• Saba Saleem

How to Write Your First Operations Manual [Series- Part 2]

A few weeks ago, I did an article on how to write your first operations manual, where basically we brain-dumped everything we do in our daily business operations.

So now you have all this information, pages and pages of it. And it makes sense, finally, but only to you. We've got tables, and information about all the different things that you do on a daily basis. Today, we are going to learn how to put this information together, to actually create your first ever operations manual, and a few do's and don't's.

1. Break it up into bite-sized chunks!

The first step is to categorize all the information that you churned out, and break the content within this categories into short relevant chapters. You can choose the best way to categorize the different operations in your business. I would recommend you map out a cycle of your business, but in any case, here are the five major categories you can define:

1. Who you are and what you are about- In this category you can put in your vision, mission, your history (brief).

2. General policies- Things that employees can and cannot do.

3. How to Guides- Here is where most of your material will go. Remember to start from the beginning of your business process or customer experience cycle. Let's look at the cupcake business example that we looked at last time. So typically a customer cycle may start with an order of cupcakes. This is where you start. Then follow this up with what happens next. What is the ordering process? What are the documents involved? Start from there and then document each process that happens afterward until the customer receives his order.

4. Checklists- Add simple checklists wherever there are multiple items to remember. This might be during the clean up procedure before and after baking, or the baking ingredients themselves. Checklists are great tools to make sure things get done properly.

5. Appendices- Put all documents that you use for the different procedures here. Your formats for receipts, invoices, any scripts etc. all go here.

Your manual will now begin to take shape.

Your categories and chapters will reform with time as you compare the manual to your operations.

2. Simplify, simplify, SIMPLIFY!

Once you have put all the content in its right category and chapter, it is now time to go over it, and simplify. The manual needs to make sense to the one reading it.

This is a very key element of writing an operations manual. You may feel the need to use big words and really beautifully articulate and embellish what you do on a daily basis, but if it doesn't make sense to the reader, then you might as well not go through this exercise at all. You will not believe how simple, yet how important this step is.

This is the time where you can get your team members involved. Once you have a structure of the manual, have them give you feedback on what they do and do not understand. There might be things that are super simple for you but difficult to fathom for another person.

At the DreamBody Centre, it took us a while to realize that the words we were using in the manual were not being used by our Team Members. For example, we thought that it was really cool to call our first time visitor's forms "Personal Needs Evaluation Form". It turns out that none of our team members were using that term. Not only was it a mouthful but it also confused our guests, who got intimidated by it. Sure, it sounded really cool and was an accurate description, we ended up calling it the "Guest Information Form" which made life simpler for every one.

3. Keep it real!

Just like the point above, you may also be tempted to write in things that you wish were getting done a certain way, but if it is not going to happen in real life, then you might as well not write it down in your manual.

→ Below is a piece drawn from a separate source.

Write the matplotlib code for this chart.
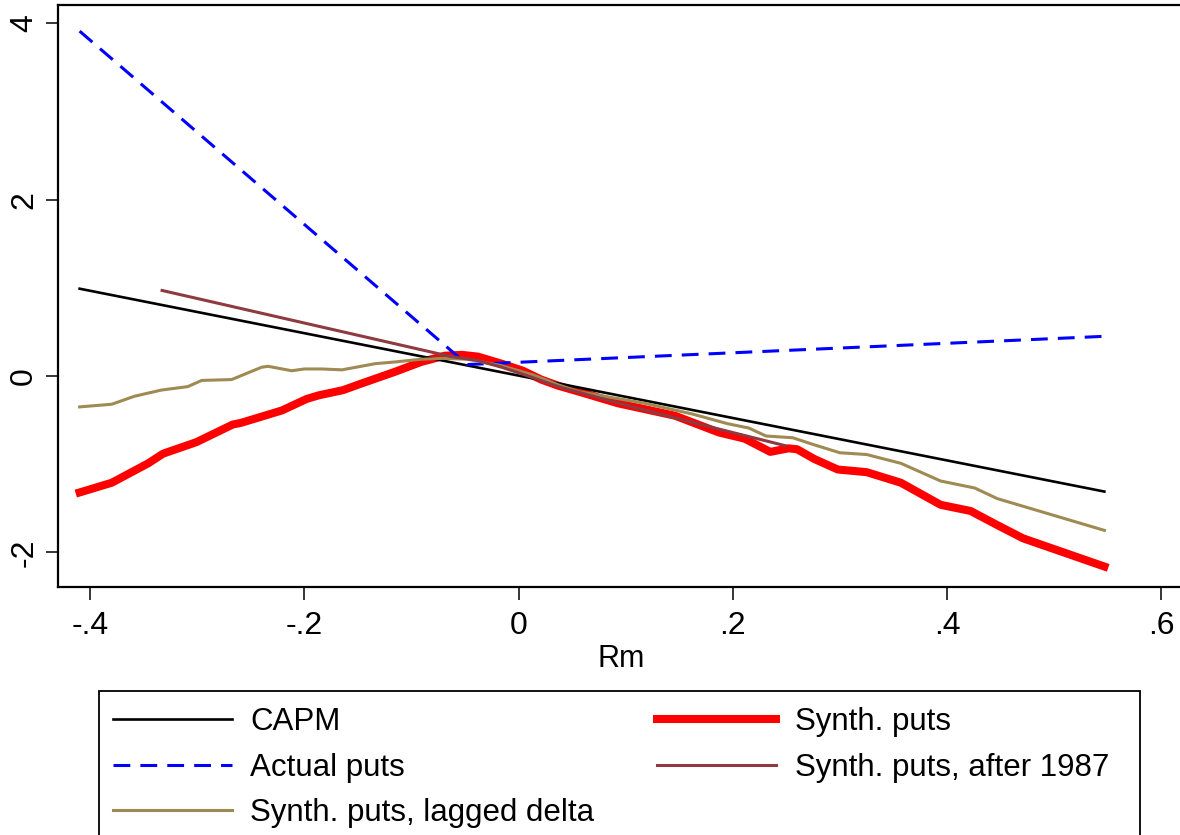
import matplotlib
matplotlib.use("Agg")
import matplotlib.pyplot as plt
from matplotlib.patches import Rectangle
from matplotlib.lines import Line2D

plt.rcParams.update({
    "font.family": ["Liberation Sans", "DejaVu Sans"],
    "font.size": 22,
})

# CAPM fit
capm_x = [-0.410, 0.547]
capm_y = [0.99, -1.31]

# actual put returns (piecewise linear fit)
actual_x = [-0.410, -0.048, 0.547]
actual_y = [3.91, 0.13, 0.45]

# synthetic puts
synth_x = [-0.410, -0.380, -0.346, -0.332, -0.301, -0.267, -0.259, -0.221, -0.198,
           -0.187, -0.164, -0.148, -0.115, -0.091, -0.069, -0.053, -0.038, -0.016,
           0.004, 0.021, 0.037, 0.057, 0.093, 0.146, 0.187, 0.211, 0.235, 0.252,
           0.260, 0.276, 0.298, 0.325, 0.357, 0.394, 0.422, 0.447, 0.471, 0.547]
synth_y = [-1.32, -1.21, -0.99, -0.88, -0.75, -0.55, -0.53, -0.39, -0.26,
           -0.22, -0.16, -0.09, 0.05, 0.16, 0.23, 0.24, 0.22, 0.14,
           0.06, -0.04, -0.11, -0.18, -0.31, -0.45, -0.64, -0.71, -0.86, -0.82,
           -0.83, -0.94, -1.06, -1.09, -1.21, -1.46, -1.53, -1.69, -1.84, -2.16]

# synthetic puts, lagged delta
lag_x = [-0.410, -0.380, -0.359, -0.334, -0.309, -0.296, -0.268, -0.240, -0.234,
         -0.212, -0.200, -0.184, -0.165, -0.134, -0.115, -0.091, -0.071, -0.048,
         -0.017, 0.014, 0.037, 0.057, 0.118, 0.162, 0.195, 0.215, 0.231, 0.256,
         0.276, 0.300, 0.325, 0.357, 0.394, 0.426, 0.447, 0.547]
lag_y = [-0.35, -0.32, -0.23, -0.16, -0.12, -0.05, -0.04, 0.10, 0.11,
         0.06, 0.08, 0.08, 0.07, 0.14, 0.16, 0.19, 0.20, 0.19,
         0.12, 0.01, -0.10, -0.18, -0.31, -0.43, -0.54, -0.59, -0.68, -0.70,
         -0.78, -0.87, -0.89, -0.99, -1.19, -1.27, -1.39, -1.75]

# synthetic puts, after 1987
post_x = [-0.333, -0.063, -0.040, -0.016, 0.004, 0.037, 0.106, 0.180, 0.249]
post_y = [0.97, 0.22, 0.18, 0.10, 0.02, -0.12, -0.35, -0.58, -0.79]

xticks = [-0.4, -0.2, 0.0, 0.2, 0.4, 0.6]
xticklabels = ["-.4", "-.2", "0", ".2", ".4", ".6"]
yticks = [-2, 0, 2, 4]
yticklabels = ["-2", "0", "2", "4"]

c_lag = "#9E8A52"
c_post = "#8E3A40"

fig = plt.figure(figsize=(11.8, 8.35), dpi=100)
ax = fig.add_axes([0.04915, 0.2970, 0.962, 0.6975])

ax.plot(synth_x, synth_y, color="red", lw=5.8, solid_joinstyle="round", zorder=2)
ax.plot(capm_x, capm_y, color="black", lw=1.9, zorder=3)
ax.plot(actual_x, actual_y, color="blue", lw=2.2, dashes=(5.5, 3.3), zorder=3)
ax.plot(lag_x, lag_y, color=c_lag, lw=2.2, zorder=4)
ax.plot(post_x, post_y, color=c_post, lw=2.2, zorder=5)

ax.set_xlim(-0.4302, 0.6299)
ax.set_ylim(-2.392, 4.211)
ax.set_xticks(xticks)
ax.set_xticklabels(xticklabels, fontsize=23)
ax.set_yticks(yticks)
ax.set_yticklabels(yticklabels, rotation=90, va="center", fontsize=23)
ax.tick_params(length=9, width=1.1, color="black")
ax.tick_params(axis="x", pad=8.5)
ax.tick_params(axis="y", pad=4.5)
ax.set_xlabel("Rm")
ax.xaxis.set_label_coords(0.496, -0.098)

for s in ax.spines.values():
    s.set_linewidth(1.6)
ax.spines["right"].set_visible(False)

handles = [
    Line2D([], [], color="black", lw=1.9),
    Line2D([], [], color="blue", lw=2.2, dashes=(5.5, 3.3)),
    Line2D([], [], color=c_lag, lw=2.2),
    Line2D([], [], color="red", lw=5.8),
    Line2D([], [], color=c_post, lw=2.2),
]
labels = ["CAPM", "Actual puts", "Synth. puts, lagged delta",
          "Synth. puts", "Synth. puts, after 1987"]
fig.legend(handles, labels, loc="upper left", bbox_to_anchor=(113 / 1180, 1 - 707 / 835),
           ncol=2, frameon=False, borderpad=0, borderaxespad=0,
           handlelength=3.8, handletextpad=0.6, columnspacing=2.0,
           labelspacing=0.5, fontsize=22.5)

# legend frame, running off the bottom edge
fig.add_artist(Rectangle((99 / 1180, -0.05), (1140 - 99) / 1180, 0.05 + (835 - 691) / 835,
                         transform=fig.transFigure, fill=False, lw=1.3, ec="black"))

fig.savefig("out.png", dpi=100)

We had a really cool sales technique of breaking down monthly membership fees to insignificance by doing some hi-fi multiplication and division. This was supposed to make the fees look more attractive and great value for money. And although it was a great technique, it was so complicated that no one ever did it. Eventually we took this out of the manual too.

4. Add in the "why"

When a team member understands why he is doing the things that he needs to do, then he does it better and he does not resist. As a business owner, you know the reason behind everything that you do, but do not assume that your employees have the same insight.

Add a little section called "why we do this" at the end of each chapter or each task you outline in the manual. You will see aha moments happening in front of you as it finally clicks in your team member's heads on why you ask them to do a certain thing.

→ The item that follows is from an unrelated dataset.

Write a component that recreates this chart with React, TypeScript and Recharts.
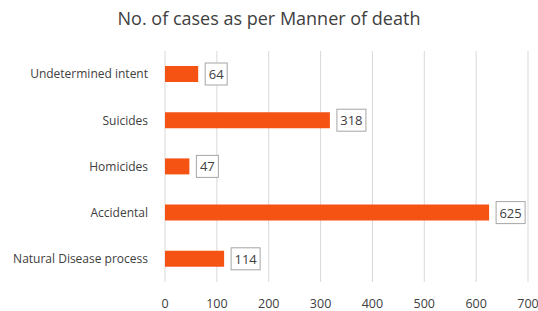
import { BarChart, Bar, XAxis, YAxis, CartesianGrid, LabelList } from "recharts";

const categories = [
  "Undetermined intent",
  "Suicides",
  "Homicides",
  "Accidental",
  "Natural Disease process",
];
const cases = [64, 318, 47, 625, 114];
const xTicks = [0, 100, 200, 300, 400, 500, 600, 700];

const data = categories.map((name, i) => ({ name, cases: cases[i] }));

const FONT = "'Open Sans', sans-serif";

function BoxLabel(props: any) {
  const { x, y, width, height, value } = props;
  const text = String(value);
  const w = text.length * 7 + 8;
  const bx = x + width + 7;
  const cy = y + height / 2;
  return (
    <g>
      <rect
        x={bx}
        y={cy - 11}
        width={w}
        height={22}
        fill="#fff"
        stroke="#a6a6a6"
        strokeWidth={1}
      />
      <text
        x={bx + w / 2}
        y={cy}
        textAnchor="middle"
        dominantBaseline="central"
        fontSize={13}
        fontFamily={FONT}
        fill="#404040"
      >
        {text}
      </text>
    </g>
  );
}

export default function App() {
  return (
    <div style={{ position: "absolute", left: 0, top: 0, width: 538, height: 311, background: "#fff" }}>
      <div
        style={{
          position: "absolute",
          top: 6,
          left: 0,
          width: 538,
          textAlign: "center",
          fontFamily: FONT,
          fontSize: 18,
          color: "#404040",
        }}
      >
        No. of cases as per Manner of death
      </div>
      <BarChart
        width={538}
        height={311}
        data={data}
        layout="vertical"
        margin={{ top: 51, right: 10, bottom: 5, left: 0 }}
      >
        <CartesianGrid horizontal={false} stroke="#d9d9d9" />
        <XAxis
          type="number"
          domain={[0, 700]}
          ticks={xTicks}
          axisLine={false}
          tickLine={false}
          tickSize={6}
          tickMargin={11}
          height={24}
          interval={0}
          tick={{ fontSize: 12.5, fontFamily: FONT, fill: "#404040" }}
        />
        <YAxis
          type="category"
          dataKey="name"
          width={165}
          axisLine={false}
          tickLine={false}
          tickSize={0}
          tickMargin={17}
          interval={0}
          tick={{ fontSize: 12, fontFamily: FONT, fill: "#404040" }}
        />
        <Bar dataKey="cases" fill="#f55314" barSize={16} isAnimationActive={false}>
          <LabelList dataKey="cases" content={BoxLabel} />
        </Bar>
      </BarChart>
    </div>
  );
}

For example, one of the things we always emphasized is asking a guest how they heard about us. We knew that this is very important to find out which marketing avenues are working best for us, so we could invest in the ones that are working and stop the ones that aren't. But you would be surprised that most newcomers that joined us had no idea why this question was so important.

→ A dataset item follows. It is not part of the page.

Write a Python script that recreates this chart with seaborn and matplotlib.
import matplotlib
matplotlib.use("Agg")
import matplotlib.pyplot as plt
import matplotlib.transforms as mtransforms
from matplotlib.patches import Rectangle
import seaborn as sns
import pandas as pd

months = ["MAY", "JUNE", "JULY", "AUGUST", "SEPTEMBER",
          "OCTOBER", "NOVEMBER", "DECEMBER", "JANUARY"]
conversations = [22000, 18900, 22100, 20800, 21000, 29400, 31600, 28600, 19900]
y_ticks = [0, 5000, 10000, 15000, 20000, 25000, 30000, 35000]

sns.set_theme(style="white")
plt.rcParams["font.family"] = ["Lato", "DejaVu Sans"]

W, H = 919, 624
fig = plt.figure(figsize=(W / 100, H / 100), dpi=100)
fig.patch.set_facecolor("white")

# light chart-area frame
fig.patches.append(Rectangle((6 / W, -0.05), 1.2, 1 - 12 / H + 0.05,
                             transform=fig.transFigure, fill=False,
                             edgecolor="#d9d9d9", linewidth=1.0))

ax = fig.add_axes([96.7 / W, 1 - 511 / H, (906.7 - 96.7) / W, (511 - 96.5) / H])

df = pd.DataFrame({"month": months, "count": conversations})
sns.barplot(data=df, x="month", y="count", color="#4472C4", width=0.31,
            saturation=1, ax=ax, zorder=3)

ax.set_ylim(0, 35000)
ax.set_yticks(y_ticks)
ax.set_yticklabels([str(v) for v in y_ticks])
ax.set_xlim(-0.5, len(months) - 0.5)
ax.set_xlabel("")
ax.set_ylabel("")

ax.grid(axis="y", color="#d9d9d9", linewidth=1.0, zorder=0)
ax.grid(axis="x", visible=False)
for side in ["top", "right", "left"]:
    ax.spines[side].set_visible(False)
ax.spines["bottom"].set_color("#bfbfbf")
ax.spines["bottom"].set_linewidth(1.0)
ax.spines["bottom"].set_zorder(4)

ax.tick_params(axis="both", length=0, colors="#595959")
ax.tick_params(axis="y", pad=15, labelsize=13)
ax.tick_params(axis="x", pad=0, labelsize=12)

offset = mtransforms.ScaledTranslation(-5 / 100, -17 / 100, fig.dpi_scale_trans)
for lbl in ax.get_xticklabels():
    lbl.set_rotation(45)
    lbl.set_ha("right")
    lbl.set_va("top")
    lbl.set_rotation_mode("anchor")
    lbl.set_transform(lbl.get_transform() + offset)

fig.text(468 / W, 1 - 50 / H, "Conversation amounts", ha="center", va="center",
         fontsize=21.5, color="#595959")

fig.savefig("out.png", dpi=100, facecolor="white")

So, with these tips, I think you are ready to finally type out and print your first operations manual.

Remember, this is a continuous process. You will refine your manual as your business grows or as you identify different aspects that you may not have documented. Always remember to review your manual at least once every six months for updates. Always use the operations manual in training on a regular basis, and always ask your team members during this training if what you are training on is being done or not.

The operations manual is a live document that grows with your business, so keeping that in mind, write away!